Energy comes from four main sources in human beings including the body (physical), mind, emotions and human spirit. In each area, energy can be expanded and regularly renewed by establishing specific rituals such as:
- Physical – Provides you with the endurance needed to sustain the effort. Getting exercise, sleep and proper nutrition can help produce energy needed to manage the demands of multiple roles.
Creating daily habits such as parking the car 20 minutes away and walking to and from work can be a simple ritual that promotes fitness development.
- Emotional – Creates the internal climate impacting performance and stress levels. Having methods to process emotions, being mindful and letting go of things outside of your control can produce positive emotions and energy.
Having a daily habit of taking two five-minute breaks out of your day to practice mindful breathing can calm the fight/flight system.
- Mental – Aims to enhance cognitive capacities such as focus and critical thinking skills. Developing the daily habit of taking a 10-minute break to disengage from work in the morning and afternoon can result in higher and more sustainable focus and productivity.
- Spiritual – Connecting to deeper values and sense of purpose can serve as a powerful source of motivation, focus, determination and resilience.
Establishing a ritual around what is most important, like family connection, and having daily dinner together can provide healthy perspective and renew energy.
Strategic approach
Like a child who has just entered the county fair being pulled in multiple directions, it is important to have a strategic approach to managing the different draws on your attention.
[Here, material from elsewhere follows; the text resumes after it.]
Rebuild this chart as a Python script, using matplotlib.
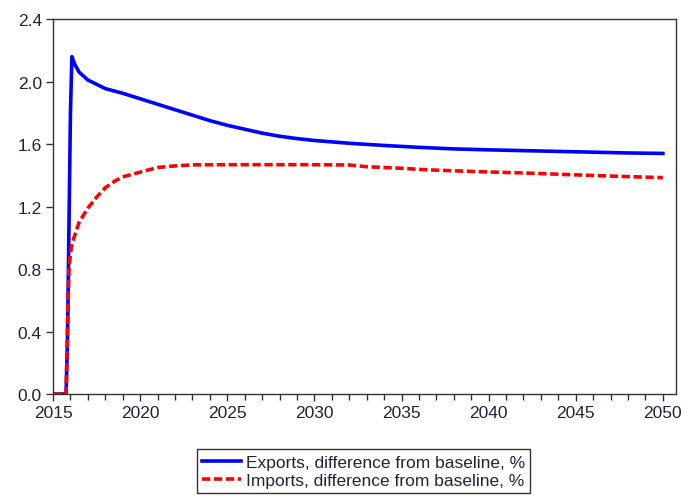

To become more “balanced” and manage multiple roles effectively, consider the following:
- Shift your thinking from trying to have it all to having what matters the most. Take personal responsibility for achieving balance and make deliberate choices of how, when and where you are going to spend your resources.
- Be actively aware of stress signals and develop a systematic approach to monitor, and respond to, warning signs.
- Establish daily habits to expand and renew energy so you can sustain the effort needed to manage the demands of multiple roles.
As Nigel Marsh said in his TED talk on balance, “With the smallest investment in the right places, you can radically transform the quality of your relationships and the quality of your life.” PD
Karen MacNeill, Ph.D., R.Psyc., is a psychologist at Copeman Healthcare Center.